We’ve known for a good long while that the version of the Vormir scenes we got in the final cut of Endgame was actually reshoots of a much more extravagant action sequence, which would’ve seen Hawkeye and Black Widow face off against Thanos himself, who detects their presence near the soul stone and commands an attack force to assault the planet. We’ve even seen parts of it already in leaked bootleg footage from an early cut.

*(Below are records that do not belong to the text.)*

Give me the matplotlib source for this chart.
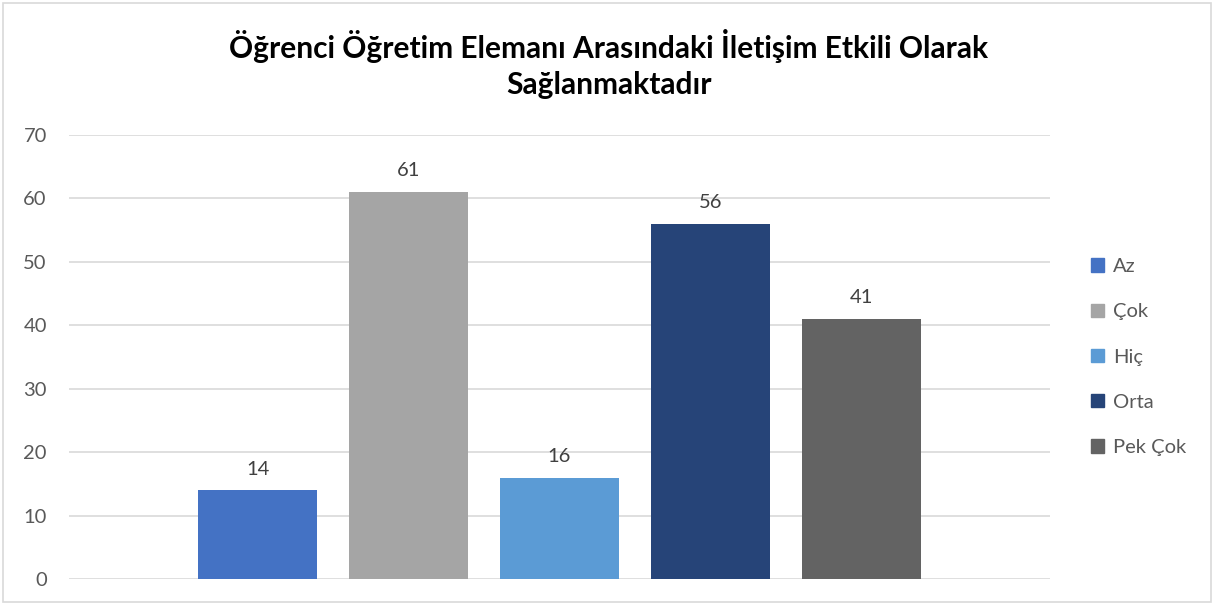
import matplotlib
matplotlib.use("Agg")
import matplotlib.pyplot as plt
from matplotlib.patches import Rectangle

plt.rcParams['font.family'] = ['Lato', 'DejaVu Sans']

# veri
categories = ["Az", "Çok", "Hiç", "Orta", "Pek Çok"]
values = [14, 61, 16, 56, 41]
colors = ["#4472C4", "#A5A5A5", "#5B9BD5", "#264478", "#636363"]
title = "Öğrenci Öğretim Elemanı Arasındaki İletişim Etkili Olarak\nSağlanmaktadır"
yticks = [0, 10, 20, 30, 40, 50, 60, 70]

W, H = 1215, 604
fig = plt.figure(figsize=(W/100, H/100), dpi=100)
ax = fig.add_axes([69/W, 1-579/H, (1050-69)/W, (579-135)/H])

xs = list(range(len(categories)))
bars = ax.bar(xs, values, width=0.79, color=colors, zorder=3)
for b, v in zip(bars, values):
    ax.text(b.get_x()+b.get_width()/2, v+2.0, str(v), ha="center", va="bottom",
            fontsize=14.5, color="#404040")

ax.set_xlim(-1.25, 5.25)
ax.set_ylim(0, 70)
ax.set_yticks(yticks)
ax.set_xticks([])
ax.grid(axis="y", color="#D9D9D9", lw=1.2, zorder=0)
for s in ax.spines.values():
    s.set_visible(False)
ax.tick_params(axis="y", length=0, pad=16, labelsize=14.5, labelcolor="#595959")

fig.text(609/W, 1-64/H, title, ha="center", va="center", fontsize=21.5,
         fontweight="bold", color="black", linespacing=1.35)

handles = [Rectangle((0, 0), 1, 1, color=c) for c in colors]
leg = fig.legend(handles, categories, loc="center left", bbox_to_anchor=(1073/W, 1-357/H),
                 frameon=False, fontsize=14.5, labelcolor="#595959",
                 handlelength=0.65, handleheight=0.65, handletextpad=0.45, labelspacing=1.4)

fig.add_artist(Rectangle((3/W, 2/H), (W-7)/W, (H-5)/H, transform=fig.transFigure,
                         fill=False, ec="#D9D9D9", lw=1.2))

fig.savefig("out.png", dpi=100)
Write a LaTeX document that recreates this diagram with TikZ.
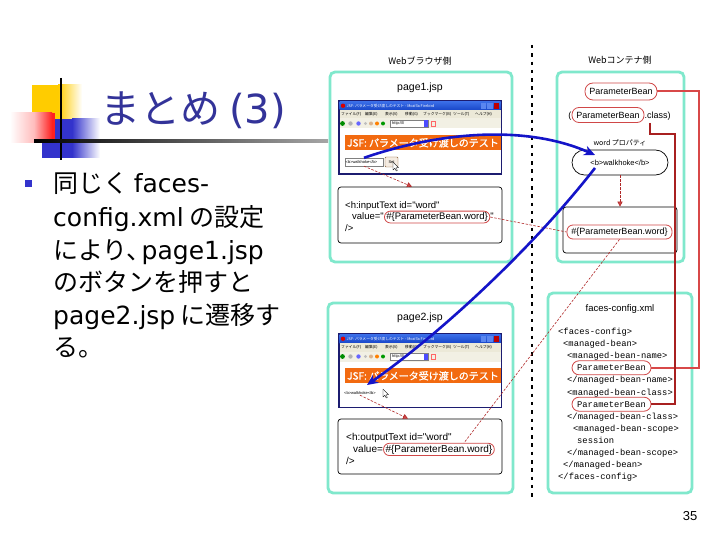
\documentclass[tikz,border=0pt]{standalone}
\usepackage{fontspec}
\setmainfont{Noto Sans CJK JP}
\newfontfamily\lat{DejaVu Sans}
\newfontfamily\arl{Liberation Sans}
\newfontfamily\mon{Liberation Mono}
\newfontfamily\bnf[FakeBold=1.2]{Noto Sans CJK JP}
\usetikzlibrary{arrows.meta,calc}
\definecolor{titleblue}{HTML}{333399}
\definecolor{bulletblue}{HTML}{3333CC}
\definecolor{tealc}{HTML}{80E8CC}
\definecolor{navyc}{HTML}{1C1C70}
\definecolor{orangeb}{HTML}{F26A10}
\definecolor{salmonr}{HTML}{D84848}
\definecolor{crimsonr}{HTML}{A82020}
\definecolor{ovalred}{HTML}{D04848}
\definecolor{darkred}{HTML}{B02828}
\definecolor{blueline}{HTML}{1414C8}
\definecolor{tbA}{HTML}{3A6EE8}
\definecolor{tbB}{HTML}{1846C8}
\definecolor{tbC}{HTML}{5A86F0}
\definecolor{menugray}{HTML}{ECE9D8}
\definecolor{yellowc}{HTML}{FFCC00}
\definecolor{sqblue}{HTML}{3333CC}
\definecolor{sqred}{HTML}{FF2020}
\begin{document}
\begin{tikzpicture}[x=1pt,y=-1pt,
  panel/.style={draw=tealc, line width=2.8pt, rounded corners=5pt},
  codebox/.style={draw=black, line width=0.7pt, rounded corners=3pt, fill=white},
  roval/.style={draw=ovalred, line width=0.8pt, rounded corners=6pt, inner xsep=2pt, inner ysep=1.5pt},
  lbl/.style={inner sep=0pt, font=\fontsize{9}{11}\selectfont},
  jsplbl/.style={inner sep=0pt, font=\arl\fontsize{10.5}{12}\selectfont},
  codetxt/.style={anchor=base west, inner sep=0pt, font=\arl\fontsize{9.5}{11}\selectfont},
  codetxtb/.style={anchor=base west, inner sep=0pt, font=\arl\fontsize{10}{12}\selectfont},
  xmltxt/.style={anchor=base west, inner sep=0pt, font=\mon\fontsize{8.8}{10}\selectfont},
  bodytxt/.style={anchor=base west, inner sep=0pt, text height=19pt, text depth=5pt, font=\fontsize{25}{30}\selectfont},
  tiny4/.style={inner sep=0pt, font=\fontsize{3.8}{4.5}\selectfont},
  tinyf/.style={inner sep=0pt, font=\arl\fontsize{4}{5}\selectfont},
  rdash/.style={draw=darkred, line width=0.6pt, dash pattern=on 2.5pt off 1.5pt},
  rdarrow/.style={rdash, -{Triangle[length=5pt,width=5pt,fill=ovalred]}},
  bluearrow/.style={draw=blueline, line width=2.6pt, -{Stealth[length=11pt,width=10pt]}},
  outerred/.style={draw=salmonr, line width=2pt},
  innerred/.style={draw=crimsonr, line width=2pt},
  dotline/.style={draw=black, line width=2.6pt, dash pattern=on 3.5pt off 4.8pt},
  cursor/.pic={\draw[black, fill=white, line width=0.3pt, line join=round] (0,0) -- (0,8) -- (1.9,6.3) -- (3.2,9) -- (4.4,8.4) -- (3.1,5.8) -- (5.6,5.8) -- cycle;},
  browser/.pic={
    \fill[navyc] (0,0) rectangle (164,75);
    \shade[top color=tbA, bottom color=tbB] (1.5,1.5) rectangle (162.5,10);
    \fill[red!85!black] (5,5.75) circle (2.2);
    \node[tiny4, text=white, anchor=west] (-tt) at (8.5,5.9) {JSF: パラメータ受け渡しのテスト - Mozilla Firebird};
    \fill[tbC] (142.5,2.8) rectangle (148,8.7);
    \fill[tbC] (149,2.8) rectangle (154.5,8.7);
    \fill[red!75!black] (155.5,2.8) rectangle (161,8.7);
    \fill[menugray] (1.5,10) rectangle (162.5,18.5);
    \foreach \t/\xx [count=\i] in {ファイル(F)/3, 編集(E)/27, 表示(V)/47, 移動(G)/67, ブックマーク(B)/85, ツール(T)/115, ヘルプ(H)/137}
      \node[tiny4, anchor=west] (-m\i) at (\xx,14.3) {\t};
    \fill[menugray!70] (1.5,18.5) rectangle (162.5,28.5);
    \fill[green!55!black] (4.5,23.5) circle (2.4);
    \fill[gray!60] (12.5,23.5) circle (2.2);
    \fill[blue!60] (20.5,23.5) circle (2.2);
    \fill[gray!50] (27.5,23.5) circle (1.6);
    \fill[brown!60] (33,23.5) circle (2);
    \fill[orange] (39,23.5) circle (2);
    \fill[green!60!black] (45,23.5) circle (2);
    \draw[gray, fill=white, line width=0.3pt] (52,20) rectangle (90,27.2);
    \node[tinyf, anchor=west] (-ad) at (54,23.6) {http://l/};
    \fill[blue!70] (85.5,20.5) rectangle (90,26.7);
    \draw[red!60, line width=0.3pt] (93,21) rectangle (97.5,26.2);
    \fill[white] (1.5,28.5) rectangle (162.5,73.5);
    \fill[orangeb] (7,35) rectangle (162.5,50);
    \node[anchor=west, text=white, font=\bnf\fontsize{10}{12}\selectfont, inner sep=0pt] (-bn) at (9,42.8) {JSF: パラメータ受け渡しのテスト};
  }]
\useasboundingbox (0,0) rectangle (720,540);
\fill[white] (0,0) rectangle (720,540);

% ---- title decoration
\fill[yellowc] (32,85) rectangle (58,119);
\shade[left color=yellowc, right color=white] (58,85) rectangle (82,119);
\fill[sqblue] (42,119) rectangle (72,158);
\shade[left color=sqblue, right color=white] (72,119) rectangle (100,158);
\shade[left color=white, right color=sqred!30] (10,113) rectangle (34,143);
\shade[left color=sqred!30, right color=sqred] (34,113) rectangle (52,143);
\fill[sqred] (52,113) rectangle (55,143);
\draw[black, line width=2pt] (61,78) -- (61,160);
\shade[left color=black, right color=black!35] (34,139.8) rectangle (328,142.4);
\node[anchor=base west, inner sep=0pt, text=titleblue, font=\fontsize{40}{48}\selectfont] (ttl) at (100,124) {まとめ {\lat (3)}};

% ---- body text
\fill[bulletblue] (25,180) rectangle (32,187);
\node[bodytxt] (l1) at (53,193) {同じく {\lat faces-}};
\node[bodytxt] (l2) at (53,226) {{\lat config.xml} の設定};
\node[bodytxt] (l3) at (53,259) {により、\kern-0.4em{\lat page1.jsp}};
\node[bodytxt] (l4) at (53,291) {のボタンを押すと};
\node[bodytxt] (l5) at (53,324) {{\lat page2.jsp} に遷移す};
\node[bodytxt] (l6) at (53,356) {る。};

% ---- headings
\node[lbl] (hb) at (420,61) {Webブラウザ側};
\node[lbl] (hc) at (620,60) {Webコンテナ側};
\coordinate (dt) at (532,45);
\coordinate (db) at (532,500);
\draw[dotline] (dt) -- (db);

% ---- panels
\node[panel, minimum width=182, minimum height=190] (pA) at (421,167) {};
\node[panel, minimum width=185, minimum height=190] (pB) at (420.5,398) {};
\node[panel, minimum width=127, minimum height=190] (pC) at (620.5,167) {};
\node[panel, minimum width=144, minimum height=200] (pD) at (620,393) {};

\node[jsplbl] (j1) at (420,88) {page1.jsp};
\node[jsplbl] (j2) at (420,318) {page2.jsp};

% ---- screenshots
\pic (s1) at (338,100) {browser};
\pic (s2) at (338,333) {browser};
\node[draw=gray, fill=white, line width=0.3pt, minimum width=38, minimum height=8, inner sep=0pt] (tf1) at (364,162) {};
\node[tinyf, anchor=west] (tf1t) at (345.5,162.2) {<b>walkhoke</b>};
\node[draw=brown!70!black, fill=brown!15, line width=0.4pt, rounded corners=1pt, minimum width=13, minimum height=10, inner sep=0pt, font=\arl\fontsize{4}{5}\selectfont] (btn) at (391.5,162) {Set};
\pic at (393,162) {cursor};
\node[tinyf, anchor=west] (t2) at (344,393.5) {<b>walkhoke</b>};
\pic at (383,389) {cursor};

% ---- code boxes (browser side)
\node[codebox, minimum width=164, minimum height=56] (cA) at (420,215) {};
\node[codetxt] (a1) at (345,208.5) {<h:inputText id="word"};
\node[codetxt] (a2) at (352,219.5) {value="};
\node[roval, font=\arl\fontsize{9.5}{11}\selectfont, anchor=base west] (ovA) at (a2.base east) {\#\{ParameterBean.word\}};
\node[codetxt] (a2q) at (ovA.base east) {"};
\node[codetxt] (a3) at (345,231.5) {/>};

\node[codebox, minimum width=164, minimum height=55] (cB) at (420,446.5) {};
\node[codetxtb] (b1) at (346,440.5) {<h:outputText id="word"};
\node[codetxtb] (b2) at (353,452) {value=};
\node[roval, font=\arl\fontsize{10}{12}\selectfont, anchor=base west] (ovB) at (b2.base east) {\#\{ParameterBean.word\}};
\node[codetxtb] (b3) at (346,464) {/>};

% ---- container side
\node[roval, font=\arl\fontsize{9}{11}\selectfont, minimum width=72, minimum height=17, rounded corners=8pt] (pb1) at (621,91.5) {ParameterBean};
\node[roval, font=\arl\fontsize{9}{11}\selectfont, minimum width=72, minimum height=15, rounded corners=7pt] (pb2) at (608,115) {ParameterBean};
\node[anchor=base east, inner sep=0pt, font=\arl\fontsize{9}{11}\selectfont] (pbo) at (pb2.base west) {(};
\node[anchor=base west, inner sep=0pt, font=\arl\fontsize{9}{11}\selectfont] (pbc) at (pb2.base east) {.class)};
\node[inner sep=0pt, font=\fontsize{7}{8}\selectfont] (wp) at (620,143) {word プロパティ};
\node[draw=black, line width=0.7pt, rounded corners=12.5pt, minimum width=96, minimum height=25, inner sep=0pt, font=\arl\fontsize{7.5}{9}\selectfont] (wk) at (620,162.5) {<b>walkhoke</b>};
\node[codebox, minimum width=114, minimum height=46] (cC) at (620,230) {};
\node[roval, font=\arl\fontsize{9}{11}\selectfont, minimum width=105, minimum height=14] (w2) at (619.5,232) {\#\{ParameterBean.word\}};

% ---- faces-config.xml
\node[inner sep=0pt, font=\arl\fontsize{9.5}{11}\selectfont] (fc) at (620,309) {faces-config.xml};
\node[xmltxt] (x1) at (558,334.5) {<faces-config>};
\node[xmltxt] (x2) at (563,346.6) {<managed-bean>};
\node[xmltxt] (x3) at (567,358.7) {<managed-bean-name>};
\node[roval, font=\mon\fontsize{8.8}{10}\selectfont, minimum width=79, minimum height=14, rounded corners=7pt, inner sep=0pt] (pbx1) at (611.5,367.8) {ParameterBean};
\node[xmltxt] (x5) at (567,382.9) {</managed-bean-name>};
\node[xmltxt] (x6) at (567,395) {<managed-bean-class>};
\node[roval, font=\mon\fontsize{8.8}{10}\selectfont, minimum width=79, minimum height=14, rounded corners=7pt, inner sep=0pt] (pbx2) at (611.5,404.2) {ParameterBean};
\node[xmltxt] (x8) at (567,419.2) {</managed-bean-class>};
\node[xmltxt] (x9) at (573,431.3) {<managed-bean-scope>};
\node[xmltxt] (x10) at (577,443.4) {session};
\node[xmltxt] (x11) at (567,455.5) {</managed-bean-scope>};
\node[xmltxt] (x12) at (563,467.6) {</managed-bean>};
\node[xmltxt] (x13) at (558,479.7) {</faces-config>};

% ---- red solid connectors
\draw[outerred] (pb1.east) -- ++(41.6,0) |- (pbx1.east);
\draw[innerred] ($(pb2.south east)+(6,0)$) |- ++(24.6,11) |- (pbx2.east);

% ---- red dashed connectors
\draw[rdarrow] (tf1.south) -- ($(cA.north)+(-8,0)$);
\draw[rdarrow] (t2.south) -- ($(cB.north)+(-12,0)$);
\draw[rdarrow] (wk.south) -- (cC.north);
\draw[rdash] (ovA.east) -- (w2.west);
\draw[rdash] (w2.south) -- ($(ovB.north)!0.45!(ovB.north east)$);

% ---- blue arrows
\coordinate (b1e) at (595,155);
\coordinate (b2s) at (595,168);
\coordinate (b2e) at (367,385);
\draw[bluearrow] (tf1.north) .. controls (430,135) and (520,122) .. (b1e);
\draw[bluearrow] (b2s) .. controls (535,245) and (445,330) .. (b2e);

% ---- page number
\node[inner sep=0pt, font=\arl\fontsize{13}{15}\selectfont] (pn) at (690,516) {35};
\end{tikzpicture}
\end{document}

But overnight a version of the scene—which was, surprisingly, never included on Endgame’s appropriately extravagant home release but has actually been available in its entirety on Disney+ as “Vormir Battle” in the movie’s extras tab since it launched—made its way around social media. This is why, despite the fact that we’ve been able to watch it since last November (and have nothing to do given that Black Widow won’t be out for a while now) we’re once again finding ourselves flabbergasted that we got what we did instead of…this.

Don’t get me wrong: this still doesn’t quite undo the thematic mess that is behind Natasha’s sacrifice on Vormir in the first place. After all, she’s still sacrificing herself for the sake of Hawkeye’s arc than she really is her own. And I guess that there’s something remarkable in the restraint showed that, for at least one scene, someone in the editing room of Endgame went “Isn’t this a bit too much extravagant action in a three-hour movie that is approximately 80 per cent explosions and 20 per cent bad time travel?” But the tone of it, the manner of it, the circumstance of it in the moment? It is infinitely more satisfying than her kick-flipping herself off the side of a damn cliff so Clint can have his farmhouse back.

It’s heroic. She goes out fighting, not just that, she goes out an Avenger, the thing that she has come to love most in this world, defending her friend with every last ounce of strength she can muster, even as she takes shot after shot from Thanos’ hordes. Questions still would’ve lingered as to why it had to be Black Widow over Hawkeye to have the sacrifice, but they would’ve certainly been less bitter if this was the exit that made it to screens on opening night.

Now we just need to find out if there was ever a version of this movie where Nat got a funeral even half as extravagant as Tony Stark’s, even before they cut that godawful kneeling bit. Perchance to dream?